" Kaulah yang pertama ingin
kulihat, saat mentari mulai bersinar...
Kaulah yang terakhir ingin kulihat saat kupejamkan mata... "
Lirik lagu happy ending dari Abdul &
Coffee theory mengalun lembut di handsfree yang terpasang ditelinga kananku
yang seksi (hihihi) ketika mood saya bangkit dari mati surinya, untuk nulis review film " Test
Pack" yang berhasil saya nonton
berkat ajakan nobar dari seorang teman.
Sebenarnya bukan review murni sih, (lalu apa
dong Mhi..?) Yah, jujur saja saya bukan tukang bikin review film yang
handal (ciyuss..?) saya lebih
senang tulisan ini disebut cuap-cuap tentang film (terserah eloee deh mhi..!!)
Begini cuap-cuapnya,
Setelah terpontang-panting dibuat penasaran oleh
beberapa tweet temen yang bercerita tentang film ini, akhirnya Malaikat gaul
yang menjelma dalam wujud salah seorang teman saya, berbaik hati banget
menawarkan satu tiket gratis untuk nonton film ini. Dan sesaat setelah menerima
uluran tiket gratis tersebut, saya pun dengan se-ember Popcorn duduk manis di samping
temansayayangbaikhatiygbelikantiketdanngasihpopcornsatuember untuk
menyaksikan adegan peradegan dalam film "Testpack"
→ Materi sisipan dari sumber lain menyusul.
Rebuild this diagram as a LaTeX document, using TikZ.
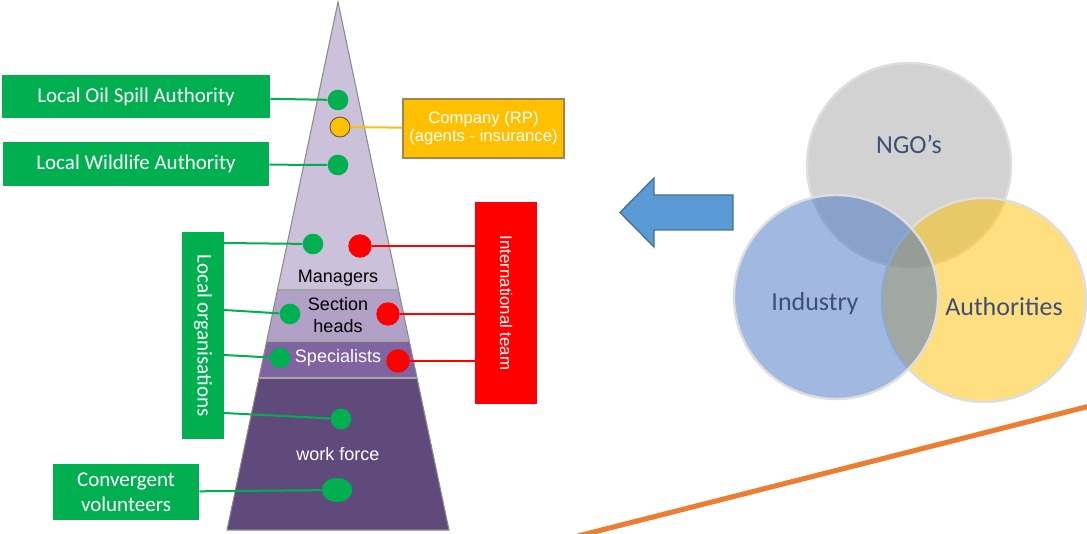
\documentclass[tikz,border=0pt]{standalone}
\usepackage{fontspec}
\setmainfont{Carlito}
\newfontfamily\arialfont{Liberation Sans}
\usepackage{tikz}
\usetikzlibrary{calc}
\usetikzlibrary{positioning}
\usetikzlibrary{shapes}

\definecolor{ogreen}{HTML}{00B050}
\definecolor{ored}{HTML}{FF0000}
\definecolor{ogold}{HTML}{FFC000}
\definecolor{obrown}{HTML}{A5834A}
\definecolor{bandA}{HTML}{CCC1DA}
\definecolor{bandB}{HTML}{B2A1C7}
\definecolor{bandC}{HTML}{8064A2}
\definecolor{bandD}{HTML}{604A7B}
\definecolor{arrowblue}{HTML}{5B9BD5}
\definecolor{arrowedge}{HTML}{41719C}
\definecolor{venngray}{HTML}{A5A5A5}
\definecolor{vennblue}{HTML}{4472C4}
\definecolor{venntext}{HTML}{3E4F77}
\definecolor{oline}{HTML}{ED7D31}

\begin{document}
\begin{tikzpicture}[x=0.75pt, y=-0.75pt,
		gbox/.style={fill=ogreen, text=white, font=\fontsize{15.75}{19}\selectfont, align=center, inner sep=0pt},
		gdot/.style={circle, fill=ogreen, minimum size=15.5pt, inner sep=0pt},
		rdot/.style={circle, fill=ored, minimum size=17.5pt, inner sep=0pt},
		gline/.style={draw=ogreen, line width=1.5pt},
		rline/.style={draw=ored, line width=2.2pt},
		lvl/.style={font=\arialfont\fontsize{13.5}{16.5}\selectfont, align=center, inner sep=0pt},
		venn/.style={circle, minimum size=153pt, fill opacity=0.5, draw=black!13, line width=1.8pt, draw opacity=1},
		vtext/.style={text=venntext, font=\fontsize{19.5}{23}\selectfont}]
	\useasboundingbox (0,0) rectangle (1087,534);

	\coordinate (top) at (338,2);
	\coordinate (bl) at (227,530);
	\coordinate (br) at (449,530);
	\begin{scope}
		\clip (top) -- (bl) -- (br) -- cycle;
		\fill[bandA] (200,0) rectangle (480,290);
		\fill[bandB] (200,290) rectangle (480,341);
		\fill[bandC] (200,341) rectangle (480,378);
		\fill[bandD] (200,378) rectangle (480,534);
	\end{scope}
	\path[draw, black!35, line width=0.8pt] ($(top)!0.5455!(bl)$) -- ($(top)!0.5455!(br)$);
	\path[draw, black!35, line width=0.8pt] ($(top)!0.6420!(bl)$) -- ($(top)!0.6420!(br)$);
	\path[draw, black!35, line width=0.8pt] ($(top)!0.7121!(bl)$) -- ($(top)!0.7121!(br)$);
	\path[draw, black!45, line width=0.8pt] (top) -- (bl) -- (br) -- cycle;

	\node[lvl] (mgr) at (338,278) {Managers};
	\node[lvl] (sec) at (338,315) {Section\\heads};
	\node[lvl, text=white] (spec) at (338,358) {Specialists};
	\node[lvl, text=white] (work) at (338,454) {work force};

	\node[gbox, minimum width=201pt, minimum height=32pt] (oil) at (136,96.5) {Local Oil Spill Authority};
	\node[gbox, minimum width=199.5pt, minimum height=33pt] (wild) at (136,164) {Local Wildlife Authority};
	\node[gbox, rotate=-90, minimum width=155pt, minimum height=31.5pt] (locorg) at (203,335.5) {Local organisations};
	\node[gbox, minimum width=109.5pt, minimum height=42pt] (conv) at (126,492) {Convergent\\volunteers};
	\node[fill=ored, text=white, rotate=-90, minimum width=151.5pt, minimum height=46.5pt, inner sep=0pt,
		font=\arialfont\fontsize{12.6}{15}\selectfont] (intl) at (506,303) {International team};
	\node[fill=ogold, draw=obrown, line width=0.8pt, text=white, align=center, minimum width=120.75pt, minimum height=44.25pt,
		inner sep=0pt, font=\arialfont\fontsize{12.5}{13.5}\selectfont] (company) at (483.5,128.5) {Company (RP)\\(agents - insurance)};

	\coordinate (o1) at (224,243);
	\coordinate (o2) at (224,310);
	\coordinate (o3) at (224,355);
	\coordinate (o4) at (224,413);
	\coordinate (i1) at (475,246);
	\coordinate (i2) at (475,314);
	\coordinate (i3) at (475,361);

	\node[gdot] (d1) at (338,100) {};
	\node[circle, fill=ogold, draw=obrown!70!black, line width=0.7pt, minimum size=15pt, inner sep=0pt] (comp) at (340,127) {};
	\node[gdot] (d2) at (338,165) {};
	\node[gdot] (lo1) at (313,244) {};
	\node[gdot] (lo2) at (290,314) {};
	\node[gdot] (lo3) at (280,358) {};
	\node[gdot] (lo4) at (341,419) {};
	\node[ellipse, fill=ogreen, minimum width=23pt, minimum height=18pt, inner sep=0pt] (cv) at (337,490) {};
	\node[rdot] (r1) at (360,246) {};
	\node[rdot] (r2) at (388,314) {};
	\node[rdot] (r3) at (398,361) {};

	\path[gline] (oil) -- (d1);
	\path[gline] (wild) -- (d2);
	\path[gline] (o1) -- (lo1);
	\path[gline] (o2) -- (lo2);
	\path[gline] (o3) -- (lo3);
	\path[gline] (o4) -- (lo4);
	\path[gline] (conv) -- (cv);
	\path[draw=ogold, line width=1.5pt] (comp) -- (company);
	\path[rline] (r1) -- (i1);
	\path[rline] (r2) -- (i2);
	\path[rline] (r3) -- (i3);

	\path[draw=arrowedge, fill=arrowblue, line width=1pt] (733,195) -- (654,195) -- (654,178) -- (620,212.5)
		-- (654,247) -- (654,230) -- (733,230) -- cycle;

	\node[venn, fill=venngray] (ngo) at (909,165) {};
	\node[venn, fill=ogold] (auth) at (984,300) {};
	\node[venn, fill=vennblue] (ind) at (836,297) {};
	\node[vtext] at (909,144) {NGO’s};
	\node[vtext] at (815,304) {Industry};
	\node[vtext] at (1004,307) {Authorities};

	\path[draw=oline, line width=3.8pt] (578,536) -- (1090,406);
\end{tikzpicture}
\end{document}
Film yang menurut jutaan sumber diadopsi dari
novel yang berjudul sama, (sayangnya, saya belum pernah baca novelnya) ini
berkisah tentang sepasang suami istri yang sudah nikah selama 7 tahun tapi
belum dikarunia anak. Masalah klasik
sih, dan lumrah banget kayaknya di dunia per-rumah tangga-an jaman
sekarang.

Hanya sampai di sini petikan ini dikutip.